* Task requirements *
Output the full listing below exactly as it reads, and skip anything that is a picture.

* Data section *

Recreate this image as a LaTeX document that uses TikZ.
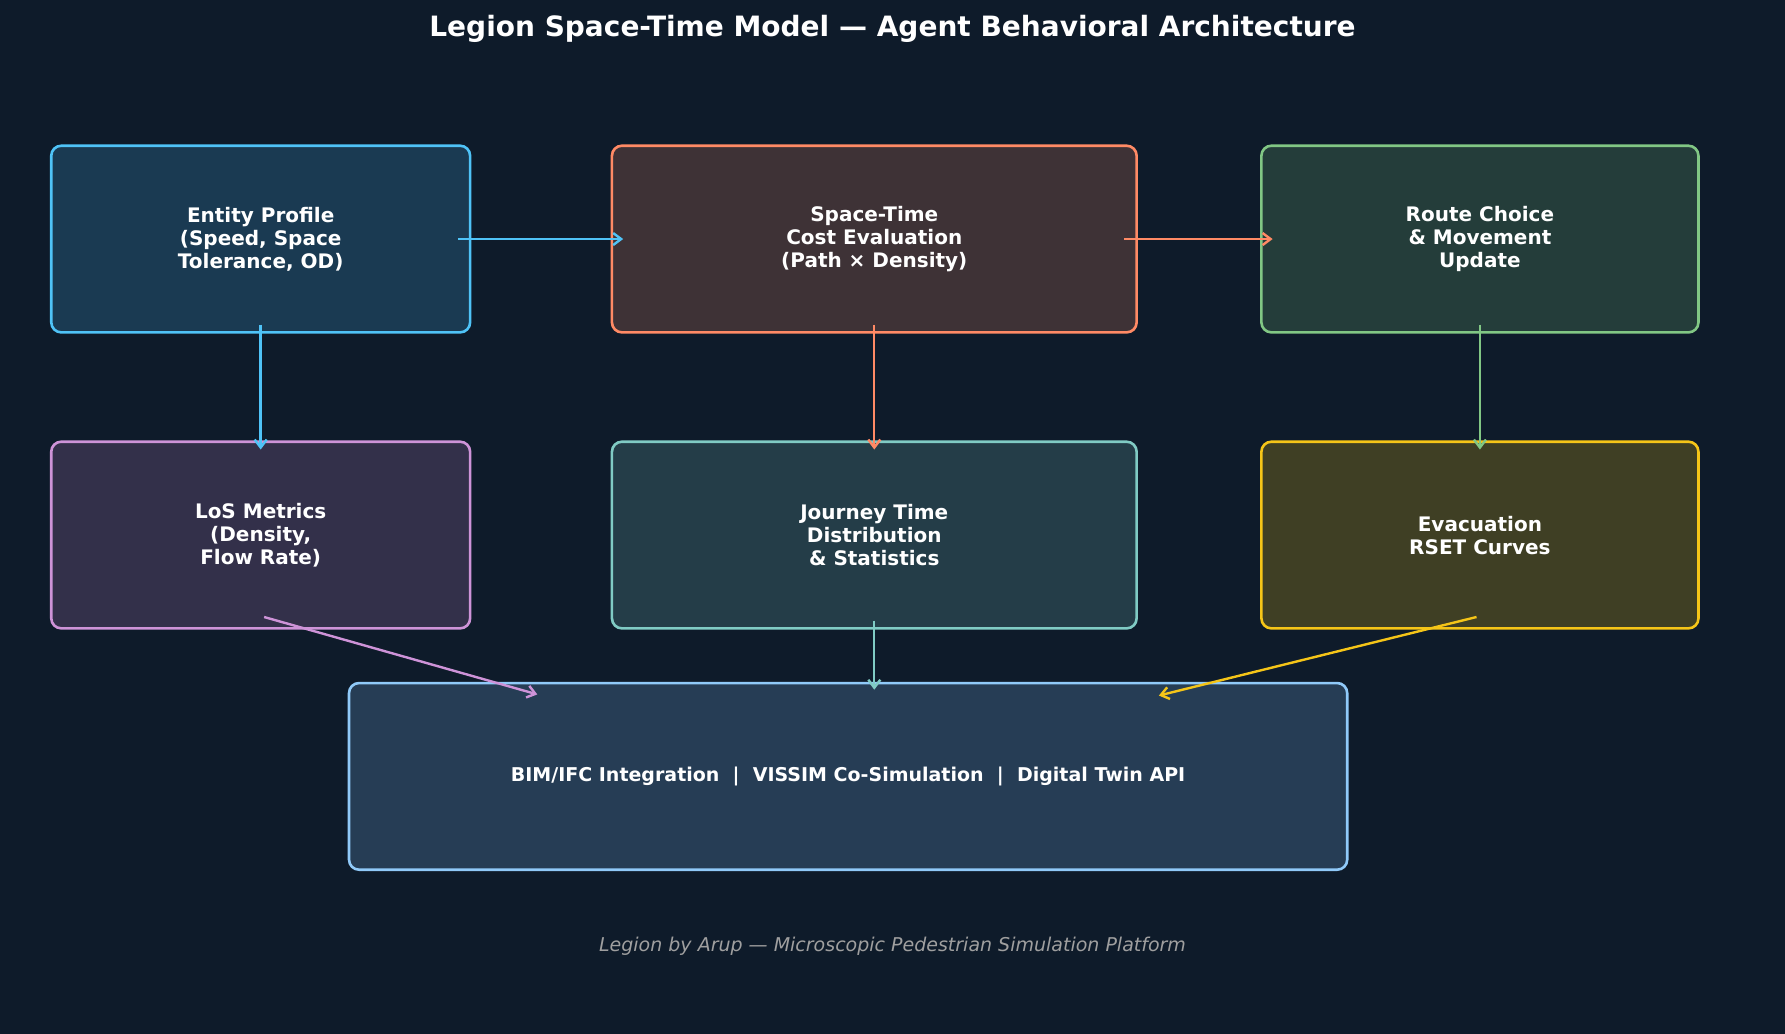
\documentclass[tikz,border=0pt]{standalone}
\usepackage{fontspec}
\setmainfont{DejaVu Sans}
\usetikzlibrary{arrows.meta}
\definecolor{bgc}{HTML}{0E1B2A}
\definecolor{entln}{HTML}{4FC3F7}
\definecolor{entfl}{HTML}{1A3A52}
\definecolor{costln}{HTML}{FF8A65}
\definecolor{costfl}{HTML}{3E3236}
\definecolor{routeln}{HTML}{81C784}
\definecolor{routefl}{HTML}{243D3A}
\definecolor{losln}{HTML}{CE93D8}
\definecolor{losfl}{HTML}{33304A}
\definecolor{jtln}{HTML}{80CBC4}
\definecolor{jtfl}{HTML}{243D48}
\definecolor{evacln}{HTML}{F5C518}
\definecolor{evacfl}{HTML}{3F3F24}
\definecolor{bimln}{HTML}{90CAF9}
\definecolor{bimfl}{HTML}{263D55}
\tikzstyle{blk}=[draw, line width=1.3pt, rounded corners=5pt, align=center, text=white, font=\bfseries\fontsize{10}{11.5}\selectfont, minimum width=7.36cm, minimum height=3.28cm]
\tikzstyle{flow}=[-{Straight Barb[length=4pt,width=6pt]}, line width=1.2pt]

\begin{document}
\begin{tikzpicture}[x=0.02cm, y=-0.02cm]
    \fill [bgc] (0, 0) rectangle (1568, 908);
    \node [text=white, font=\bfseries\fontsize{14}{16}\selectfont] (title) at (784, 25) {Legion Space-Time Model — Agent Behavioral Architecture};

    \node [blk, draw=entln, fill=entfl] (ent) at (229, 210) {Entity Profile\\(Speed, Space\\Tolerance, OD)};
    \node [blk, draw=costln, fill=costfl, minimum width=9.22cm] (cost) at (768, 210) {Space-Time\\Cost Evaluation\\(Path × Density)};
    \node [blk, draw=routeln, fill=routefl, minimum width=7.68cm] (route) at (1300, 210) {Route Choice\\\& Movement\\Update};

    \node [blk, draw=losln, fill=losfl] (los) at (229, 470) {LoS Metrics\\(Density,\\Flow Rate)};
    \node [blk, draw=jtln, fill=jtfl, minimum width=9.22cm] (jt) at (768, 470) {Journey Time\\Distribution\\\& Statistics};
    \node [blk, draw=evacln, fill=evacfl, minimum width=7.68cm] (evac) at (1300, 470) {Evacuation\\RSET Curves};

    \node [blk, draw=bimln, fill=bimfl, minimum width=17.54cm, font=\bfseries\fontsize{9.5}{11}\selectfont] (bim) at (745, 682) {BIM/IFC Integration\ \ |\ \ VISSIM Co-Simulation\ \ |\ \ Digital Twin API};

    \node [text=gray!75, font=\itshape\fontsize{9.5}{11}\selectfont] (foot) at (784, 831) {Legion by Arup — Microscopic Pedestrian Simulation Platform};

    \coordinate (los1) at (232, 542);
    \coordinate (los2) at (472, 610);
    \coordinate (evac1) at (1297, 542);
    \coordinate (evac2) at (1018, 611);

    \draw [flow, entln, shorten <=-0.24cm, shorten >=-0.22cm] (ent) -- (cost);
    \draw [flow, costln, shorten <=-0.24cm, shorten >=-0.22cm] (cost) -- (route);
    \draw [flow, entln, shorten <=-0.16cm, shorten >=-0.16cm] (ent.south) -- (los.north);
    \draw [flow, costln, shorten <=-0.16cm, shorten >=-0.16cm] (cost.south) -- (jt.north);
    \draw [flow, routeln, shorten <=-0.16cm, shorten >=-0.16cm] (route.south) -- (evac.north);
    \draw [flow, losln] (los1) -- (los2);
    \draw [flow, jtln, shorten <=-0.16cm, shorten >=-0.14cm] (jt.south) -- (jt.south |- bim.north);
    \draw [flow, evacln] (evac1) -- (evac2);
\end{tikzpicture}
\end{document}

* Finished task *
Recreate this image as a LaTeX document that uses TikZ.
\documentclass[tikz,border=0pt]{standalone}
\usepackage{fontspec}
\setmainfont{DejaVu Sans}
\usetikzlibrary{arrows.meta}
\definecolor{bgc}{HTML}{0E1B2A}
\definecolor{entln}{HTML}{4FC3F7}
\definecolor{entfl}{HTML}{1A3A52}
\definecolor{costln}{HTML}{FF8A65}
\definecolor{costfl}{HTML}{3E3236}
\definecolor{routeln}{HTML}{81C784}
\definecolor{routefl}{HTML}{243D3A}
\definecolor{losln}{HTML}{CE93D8}
\definecolor{losfl}{HTML}{33304A}
\definecolor{jtln}{HTML}{80CBC4}
\definecolor{jtfl}{HTML}{243D48}
\definecolor{evacln}{HTML}{F5C518}
\definecolor{evacfl}{HTML}{3F3F24}
\definecolor{bimln}{HTML}{90CAF9}
\definecolor{bimfl}{HTML}{263D55}
\tikzstyle{blk}=[draw, line width=1.3pt, rounded corners=5pt, align=center, text=white, font=\bfseries\fontsize{10}{11.5}\selectfont, minimum width=7.36cm, minimum height=3.28cm]
\tikzstyle{flow}=[-{Straight Barb[length=4pt,width=6pt]}, line width=1.2pt]

\begin{document}
\begin{tikzpicture}[x=0.02cm, y=-0.02cm]
    \fill [bgc] (0, 0) rectangle (1568, 908);
    \node [text=white, font=\bfseries\fontsize{14}{16}\selectfont] (title) at (784, 25) {Legion Space-Time Model — Agent Behavioral Architecture};

    \node [blk, draw=entln, fill=entfl] (ent) at (229, 210) {Entity Profile\\(Speed, Space\\Tolerance, OD)};
    \node [blk, draw=costln, fill=costfl, minimum width=9.22cm] (cost) at (768, 210) {Space-Time\\Cost Evaluation\\(Path × Density)};
    \node [blk, draw=routeln, fill=routefl, minimum width=7.68cm] (route) at (1300, 210) {Route Choice\\\& Movement\\Update};

    \node [blk, draw=losln, fill=losfl] (los) at (229, 470) {LoS Metrics\\(Density,\\Flow Rate)};
    \node [blk, draw=jtln, fill=jtfl, minimum width=9.22cm] (jt) at (768, 470) {Journey Time\\Distribution\\\& Statistics};
    \node [blk, draw=evacln, fill=evacfl, minimum width=7.68cm] (evac) at (1300, 470) {Evacuation\\RSET Curves};

    \node [blk, draw=bimln, fill=bimfl, minimum width=17.54cm, font=\bfseries\fontsize{9.5}{11}\selectfont] (bim) at (745, 682) {BIM/IFC Integration\ \ |\ \ VISSIM Co-Simulation\ \ |\ \ Digital Twin API};

    \node [text=gray!75, font=\itshape\fontsize{9.5}{11}\selectfont] (foot) at (784, 831) {Legion by Arup — Microscopic Pedestrian Simulation Platform};

    \coordinate (los1) at (232, 542);
    \coordinate (los2) at (472, 610);
    \coordinate (evac1) at (1297, 542);
    \coordinate (evac2) at (1018, 611);

    \draw [flow, entln, shorten <=-0.24cm, shorten >=-0.22cm] (ent) -- (cost);
    \draw [flow, costln, shorten <=-0.24cm, shorten >=-0.22cm] (cost) -- (route);
    \draw [flow, entln, shorten <=-0.16cm, shorten >=-0.16cm] (ent.south) -- (los.north);
    \draw [flow, costln, shorten <=-0.16cm, shorten >=-0.16cm] (cost.south) -- (jt.north);
    \draw [flow, routeln, shorten <=-0.16cm, shorten >=-0.16cm] (route.south) -- (evac.north);
    \draw [flow, losln] (los1) -- (los2);
    \draw [flow, jtln, shorten <=-0.16cm, shorten >=-0.14cm] (jt.south) -- (jt.south |- bim.north);
    \draw [flow, evacln] (evac1) -- (evac2);
\end{tikzpicture}
\end{document}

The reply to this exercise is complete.